For instance, the police director has broad authority to revoke a permit “instantly” when an emergency elsewhere makes police unavailable for the public assembly if there would be an “adverse effect upon the welfare and safety of persons or property.” What makes an “emergency” and what affects “welfare and safety” are solely determined by the police chief.

Another for instance: Any person in a public assembly may not be engaged in disorderly conduct – but police can claim almost anything is “disorderly conduct” as a catch-all charge, much like “obstructing a highway or passageway.” Those are the two Class C misdemeanor charges typically put to citizens who are arrested for protesting – those charges usually are dismissed, but the effect of police moving in to make arrests is that the public assembly is stopped. 

How may these clauses be interpreted in the future?

This year some gatherings – such as the April 4 march down pedestrian-only Main Street in commemoration of the murder of Dr. Martin Luther King Jr. and the Silkies Hike for veterans' mental health April 22 through Overton Square to downtown– have obtained permits, and some events have not, such as the March 10 event organized by local indigenous Americans in support of Earth and water protections and opposing the Dakota Access Pipeline. 

Police Prepare to Arrest 'Water Protectors' at Valero Refinery on MLK Day
While police at the April marches accommodated a path through traffic, in the unpermitted but widely publicized March 10 event police rimmed the perimeter of City Hall, where the group had gathered after a short walk from Riverside Drive.  There was no traffic disruption. (The lights over the Hernando-DeSoto Bridge were turned off at about 8:30 that night, apparently a reflex of paranoia nurtured by the July 10, 2016, bridge shutdown by more than a thousand citizens who joined a nationwide outcry after police killings of unarmed men.) 

Nobody was arrested or challenged by police on March 10 because the organizer had not gotten a permit. This seems to be the preference of activists now, not to bother with a permit – the First Amendment is enough of a permit, right? – and police become aware of a planned event through social media. 
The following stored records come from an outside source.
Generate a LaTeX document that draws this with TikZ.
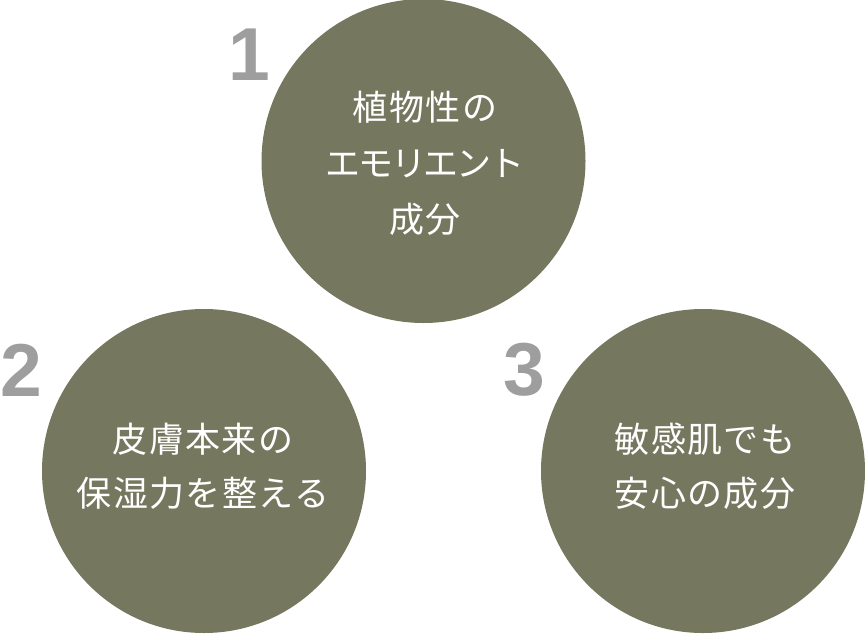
\documentclass[tikz,border=0pt]{standalone}
\usepackage{fontspec}
\newfontfamily\jpfont[LetterSpace=4]{Noto Sans CJK JP}
\newfontfamily\jpkana[LetterSpace=-6]{Noto Sans CJK JP}
\newfontfamily\numfont{Liberation Sans}
\definecolor{olive}{HTML}{76775F}
\definecolor{numgray}{HTML}{9E9E9E}
\begin{document}
\begin{tikzpicture}[x=1pt,y=-1pt,
  bubble/.style={circle,fill=olive,draw=none,minimum size=324pt,inner sep=0pt},
  bubbletext/.style={text=white,align=center,font=\jpfont\fontsize{35}{56}\selectfont},
  bubbletexttwo/.style={bubbletext,font=\jpfont\fontsize{35}{54}\selectfont},
  numlabel/.style={text=numgray,font=\numfont\bfseries\fontsize{75}{75}\selectfont,inner sep=0pt}]
\path[use as bounding box] (0,0) rectangle (865,633);
\node[bubble] (c1) at (423.5,161) {};
\node[bubble] (c2) at (204,471) {};
\node[bubble] (c3) at (703,471) {};
\node[bubbletext] (t1) at (425,163) {植物性の\\{\jpkana エモリエント}\\成分};
\node[bubbletexttwo] (t2) at (203,466) {皮膚本来の\\保湿力を整える};
\node[bubbletexttwo] (t3) at (705,466) {敏感肌でも\\安心の成分};
\node[numlabel] (n1) at (249,55) {1};
\node[numlabel] (n2) at (21,370) {2};
\node[numlabel] (n3) at (524,370) {3};
\end{tikzpicture}
\end{document}
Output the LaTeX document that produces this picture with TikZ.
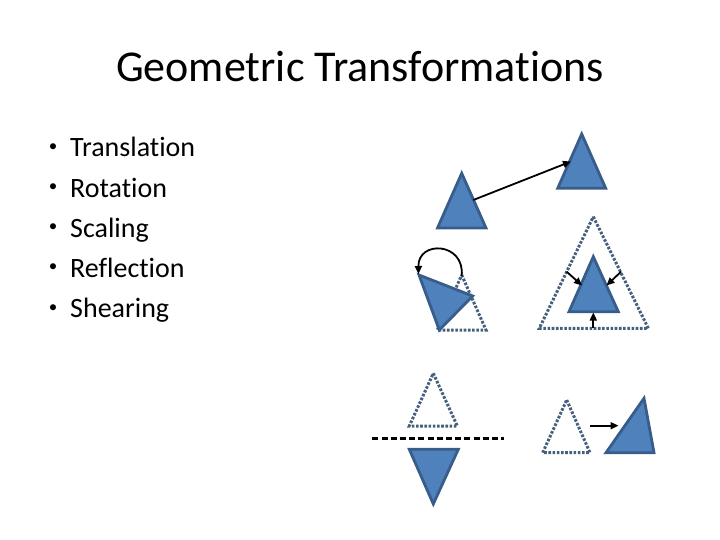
\documentclass[tikz,border=0pt]{standalone}
\usepackage{fontspec}
\setmainfont[Ligatures=NoCommon]{Carlito}
\usetikzlibrary{arrows.meta}

\definecolor{shapefill}{RGB}{79,129,189}
\definecolor{shapeline}{RGB}{56,93,138}
\definecolor{ghostline}{RGB}{70,95,125}

\begin{document}
\begin{tikzpicture}[
  x=1pt,y=-1pt,
  solidtri/.style={fill=shapefill, draw=shapeline, line width=2.8pt, line join=miter},
  ghosttri/.style={draw=ghostline, line width=3pt, dash pattern=on 2.6pt off 1.6pt},
  move/.style={-{Triangle[length=8pt,width=7pt]}, draw=black, line width=1.8pt},
  mirror/.style={draw=black, line width=2.6pt, dash pattern=on 6pt off 3.2pt},
  title/.style={font=\fontsize{44}{50}\selectfont, anchor=base},
  item/.style={font=\fontsize{28}{32}\selectfont, anchor=base west, inner sep=0pt},
  dot/.style={font=\fontsize{17}{20}\selectfont, anchor=center, inner sep=0pt}
]
  \useasboundingbox (0,0) rectangle (720,540);

  \node[title] (head) at (360,82) {Geometric Transformations};

  % bullet list
  \foreach \lbl [count=\i] in {Translation,Rotation,Scaling,Reflection,Shearing}{
    \node[dot] (b\i) at (53,147.5+40.2*\i-40.2) {•};
    \node[item] (t\i) at (70,157+40.2*\i-40.2) {\lbl};
  }

  % translation
  \draw[solidtri] (461.7,173.3) -- (486,228) -- (437.5,228) -- cycle;
  \draw[solidtri] (581.7,134) -- (605.7,188.3) -- (557.7,188.3) -- cycle;
  \coordinate (trA) at (473.3,200);
  \coordinate (trB) at (571,161.5);
  \draw[move] (trA) -- (trB);

  % rotation
  \draw[ghosttri] (461.7,275) -- (486,330) -- (437.3,330) -- cycle;
  \draw[solidtri] (419,275) -- (472.7,296) -- (439.3,330) -- cycle;
  \coordinate (rotA) at (461.7,276);
  \coordinate (rotB) at (418.5,274);
  \draw[move] (rotA) .. controls (465,242) and (418,240) .. (rotB);

  % scaling
  \draw[ghosttri] (593.3,216.7) -- (648.3,328.3) -- (539.3,328.3) -- cycle;
  \draw[solidtri] (593.3,256.7) -- (618.3,311.7) -- (569,311.7) -- cycle;
  \coordinate (scL) at (566.7,271.7);
  \coordinate (scLe) at (582,285.5);
  \coordinate (scR) at (621,271.7);
  \coordinate (scRe) at (606.5,285.5);
  \coordinate (scB) at (593.3,328.3);
  \coordinate (scBe) at (593.3,312.5);
  \draw[move] (scL) -- (scLe);
  \draw[move] (scR) -- (scRe);
  \draw[move] (scB) -- (scBe);

  % reflection
  \draw[ghosttri] (433.3,373.3) -- (457.3,426) -- (409.3,426) -- cycle;
  \coordinate (axL) at (372.3,438.3);
  \coordinate (axR) at (504,438.3);
  \draw[mirror] (axL) -- (axR);
  \draw[solidtri] (409.3,449.3) -- (458.3,449.3) -- (433.3,504) -- cycle;

  % shearing
  \draw[ghosttri] (566.7,400) -- (590,452.7) -- (542.7,452.7) -- cycle;
  \coordinate (shA) at (590,425.7);
  \coordinate (shB) at (618.5,425.7);
  \draw[move] (shA) -- (shB);
  \draw[solidtri] (606,452.7) -- (644,398.3) -- (654,452.7) -- cycle;
\end{tikzpicture}
\end{document}
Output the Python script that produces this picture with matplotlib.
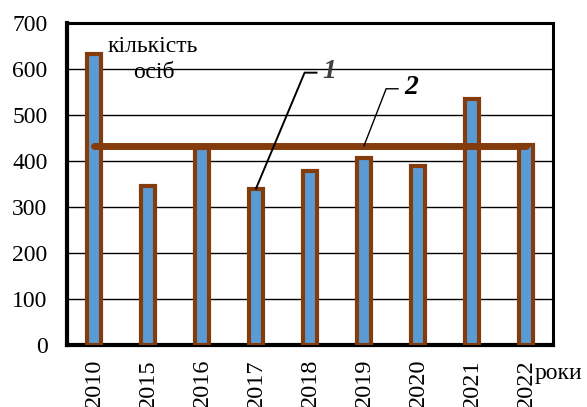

So, the city has not been clamping down hard on the permit law, but police have been showing up large for announced rallies which challenge institutions and multi-national corporations.

Funeral-Like Exemption
The newly proposed ordinance includes this provision, which does not appear in the existing law: 

“Funeral-like processions by vehicle or foot for the purposes of honoring the deceased, raising awareness of the deceased’s death, or celebrating the life of the deceased.”

Is this the golden loophole? The words under which social justice supporters can slip down streets and sidewalks? The “subsection B” which will cause every rally to have the stated commemoration of MLK or another deceased person? 

Lemonade Opportunity?
The initial flash of outrage from local First Amendment practitioners was backed by a history of distrust of local elected officials and police.  Probably most folks who read this proposed law were not familiar with the fine print in the current law and thus the whole thing was a fresh shock to behold. However, if it is indeed City Council's intent to only deal with 5K races, they can clean up and eliminate all language or "mistakes?" that smear the broad policies across public assemblies.

In fact, with an awakened awareness of how the city wishes to regulate public assemblies, is there an opportunity to make lemonade out of the sour taste by revising free speech out of the law? 

If City Council feels it must get into this, the whole ordinance should be examined. In fact, we have some proposals which are not specific to just permits but do involve public assemblies:

1—When officers make bad arrests, those officers should be written up and suspended without pay the number of days the defendant had to appear in court. A bad arrest is one wherein the defendant’s actions do not support the charge as we saw in several cases from the Rebel statue protest Aug. 19.  In other words, there was no good reason stated for the arrest.

2—When officers fail to appear for preliminary hearings, the same sanctions should apply.  A person who is charged is put through the wringer, has his or her mug shot plastered on TV and the Internet as a “suspect,” and misses time from life and work and is subject to attorney fees and court costs. This is in addition to the anxiety, embarrassment, humiliation or sense of fear that accrues to the citizen wrongly charged. 

3—All stipulations, fees, permits, requirements and langauge about “public assemblies” should be deleted. If someone is breaking an actual law, we already have that covered. 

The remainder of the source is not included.